One of my friends seems to be having a quarter-life crisis. We always seem to talk about career change when we hang out. Here's his main question: Everyone always seems to give you the career advice, do what you love. But how good is that advice, really?
He's thinking about going back to school for speech pathology to get out of a current dead-end position. But he tells me, "It's not like I go to sleep at night dreaming of the day I can become a speech pathologist."
Five years ago I might have told him, dig a little deeper and find what you love. If you want to be a screenwriter or a video game designer or an English professor or a travel writer, go for it. My advice being highly influenced by this book, which is mostly about finding your passion as far as work.
But these days I wouldn't say the same. These days I would probably say speech pathology is a fine choice.
These days I'm all about realism, as the recession hits hard and dreams fall by the wayside. I think you have to be somewhere in the middle of "My dream is to be an artist and paint all day" and majoring in something just because "everyone is hiring for it." At either extreme you will be miserable: the former because you won't be employable and will have to take a job you probably don't like to make a living, the latter because you've studied something you don't really like and will likely find a job but wish you could be doing something else.
The main career question to me is, what can you live with? What kind of lifestyle do you want, and how does a career fit into that? Can you live with making under $30K for the next 10 years? Can you live with working in a cubicle for the next 40 years? If you harbor artistic ambitions, are you OK with teaching or temping on the side to make ends meet? Are you OK with working 50 or 60-hour weeks? Do you like working with kids/adults/elderly/no one?
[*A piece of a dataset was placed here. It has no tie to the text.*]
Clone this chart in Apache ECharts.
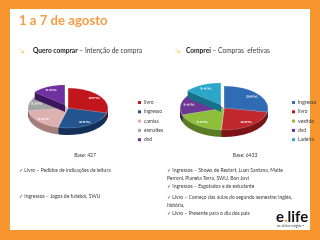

How much stress are you willing to tolerate? What do you want to have accomplished by the time you're 50?
Some might say I have landed a "dream job," that is, a creative job in a "glamour industry" (news media). So it can work out to go for your dreams....right?
First of all, I consider myself extremely lucky to have landed at the job that I have, a job I find intensely interesting and also get paid for, especially since I have a degree in a different discipline. But honestly I don't expect most people to be as lucky as I have been. I think landing a job like mine, the way I did, is like winning the lotto -- the exception, not the rule. Please, people, think before you leap.
Second, it's funny to me how even a "creative" job is so much about being a good organizer, planner, teammate, communicator, and business person. You get into a field because you love _____ (in my case, writing) but you end up doing drudgery work just like everyone else, anyway.
Third, low pay is the price you pay for this "glamour" job. I turn green with envy over a speech pathologist's salary.
Fourth, things change in every industry, so better to find a degree for a career you believe in for the long haul than simply to land a job you can get now. Remember how in demand teachers were five years ago? And opportunities even exist in journalism if you're willing to look for them, believe it or not. Opportunities will follow if you believe in the work.
So that's my career advice, from my experiences thus far. Anyone care to agree/disagree?